I don’t know anything about Miracast but it appears to work with WI-FI only. If your blue tooth isn’t working on your laptop that is indicative of a problem that might bleed over to WI-FI. I would do a blue tooth reset on the laptop. Try to fix the problem you can first identify.
For the layman, I gave Grok a quiz.
“Miracast” connection from my laptop to a TV.
What is this connection?
This sounds like it’s actually rather old. “Fast Ethernet” was a common name for 100mbit Ethernet - 100baseT, one step up from the original 10mbit 10baseT, and one step down from the now standard 1000baseT “Gigabit Ethernet” that runs at 1gbit.
Who is your ISP?
Are you using their supplied modem/router? If so what is the name and model number of it? If not what are you using?
How have you configured the wireless router that you have connected to the switch? By that I mean is it acting as a DHCP server? What is it’s name and model number.
Pics of the physical layout are always great.
The short answer is to connect the router directly to the ISP NIC, then to the switch. That’s why it’s called a router.
see if you have a bluetooth on your desktop and it is turned on. go to settings and then go to bluetooth. if the bluetooth switch is off, toggle the switch to on.
also, move the desktop as close as you can to the TV on which the receiving Miracast dongle is installed so it is within the (short) bluetooth range. Sometimes for me the range is very short. a web search says 5-10 meters but i have experienced fails if it is spanning more than a few feet.

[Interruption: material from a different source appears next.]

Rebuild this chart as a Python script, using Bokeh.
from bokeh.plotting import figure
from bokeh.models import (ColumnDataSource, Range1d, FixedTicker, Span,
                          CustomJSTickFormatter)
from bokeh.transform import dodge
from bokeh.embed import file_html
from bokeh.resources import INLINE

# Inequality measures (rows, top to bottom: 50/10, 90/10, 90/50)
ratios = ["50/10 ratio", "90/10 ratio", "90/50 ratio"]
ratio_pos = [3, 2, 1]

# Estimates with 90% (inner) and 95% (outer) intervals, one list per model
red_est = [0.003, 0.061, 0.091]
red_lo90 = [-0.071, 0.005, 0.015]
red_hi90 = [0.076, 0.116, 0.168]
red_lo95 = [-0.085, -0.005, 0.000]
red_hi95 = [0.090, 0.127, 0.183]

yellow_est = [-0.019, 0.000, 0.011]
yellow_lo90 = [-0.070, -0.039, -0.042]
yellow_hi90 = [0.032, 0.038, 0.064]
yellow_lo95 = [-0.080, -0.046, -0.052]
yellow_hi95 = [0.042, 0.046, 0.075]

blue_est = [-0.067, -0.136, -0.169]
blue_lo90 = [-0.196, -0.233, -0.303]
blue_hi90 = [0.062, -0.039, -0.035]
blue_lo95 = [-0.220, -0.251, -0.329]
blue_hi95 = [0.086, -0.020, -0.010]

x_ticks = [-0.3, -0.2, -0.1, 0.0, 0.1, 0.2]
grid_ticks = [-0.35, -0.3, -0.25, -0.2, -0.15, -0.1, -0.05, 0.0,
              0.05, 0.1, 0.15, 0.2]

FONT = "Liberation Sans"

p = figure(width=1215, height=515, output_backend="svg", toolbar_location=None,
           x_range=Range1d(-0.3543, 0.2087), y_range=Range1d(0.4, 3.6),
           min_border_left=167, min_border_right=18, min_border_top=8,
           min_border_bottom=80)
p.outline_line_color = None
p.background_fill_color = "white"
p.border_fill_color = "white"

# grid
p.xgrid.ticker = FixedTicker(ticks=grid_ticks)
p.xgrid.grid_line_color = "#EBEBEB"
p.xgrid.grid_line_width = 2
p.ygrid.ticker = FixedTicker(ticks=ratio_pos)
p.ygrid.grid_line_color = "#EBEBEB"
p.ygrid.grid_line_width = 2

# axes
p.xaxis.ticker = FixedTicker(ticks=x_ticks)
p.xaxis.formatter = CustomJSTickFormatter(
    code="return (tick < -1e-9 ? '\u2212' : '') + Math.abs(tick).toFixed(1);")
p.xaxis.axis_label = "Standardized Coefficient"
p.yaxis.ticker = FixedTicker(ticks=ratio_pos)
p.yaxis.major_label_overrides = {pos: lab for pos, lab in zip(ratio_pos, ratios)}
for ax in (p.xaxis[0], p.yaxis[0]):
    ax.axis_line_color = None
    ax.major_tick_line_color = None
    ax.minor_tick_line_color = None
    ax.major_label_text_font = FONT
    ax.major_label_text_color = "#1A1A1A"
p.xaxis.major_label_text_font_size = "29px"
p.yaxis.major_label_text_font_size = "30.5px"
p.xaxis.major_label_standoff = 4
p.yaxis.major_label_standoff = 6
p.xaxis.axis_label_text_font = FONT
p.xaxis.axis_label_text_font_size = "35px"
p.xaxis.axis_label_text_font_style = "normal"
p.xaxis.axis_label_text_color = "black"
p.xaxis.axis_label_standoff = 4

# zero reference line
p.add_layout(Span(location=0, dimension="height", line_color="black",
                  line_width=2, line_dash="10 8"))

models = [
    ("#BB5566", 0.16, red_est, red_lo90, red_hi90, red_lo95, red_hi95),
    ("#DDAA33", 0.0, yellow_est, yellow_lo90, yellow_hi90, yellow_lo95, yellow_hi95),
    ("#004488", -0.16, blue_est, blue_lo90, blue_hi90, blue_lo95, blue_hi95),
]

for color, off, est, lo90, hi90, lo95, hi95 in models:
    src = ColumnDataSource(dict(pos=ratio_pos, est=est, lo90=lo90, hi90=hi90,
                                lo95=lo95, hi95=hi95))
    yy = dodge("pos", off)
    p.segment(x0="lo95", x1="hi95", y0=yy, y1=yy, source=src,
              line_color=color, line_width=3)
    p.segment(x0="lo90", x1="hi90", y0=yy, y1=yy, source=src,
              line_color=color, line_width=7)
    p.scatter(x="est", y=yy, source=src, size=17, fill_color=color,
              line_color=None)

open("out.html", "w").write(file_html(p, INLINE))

also try connecting the receiving Miracast dongle to your desktop to initialize it. that way it is super close. then after initializing it, switch it to the tv. (i have never done this and i have never messed with miracast so it might not work, or at least not work the way that i am guessing it works).
IT consultant here. This sounds like a non-standard configuration, specifically that you have a router behind a router, or that your wireless router is running in bridge mode - in which case you’re going to be hard pressed to find the IP address to talk to it. There are ways to do so.
First of all, we need to verify that the connection is indeed from the ISP to the switch and then to the desktop and router. Second, we need the specific make and model number/name of all the networking equipment - the ISP modem or router, the switches, the wireless router and the “PowerLink.” Third, we need to know what ISP you are using.
This particular setup sounds quite old and you may be handicapping your speed quite badly with it.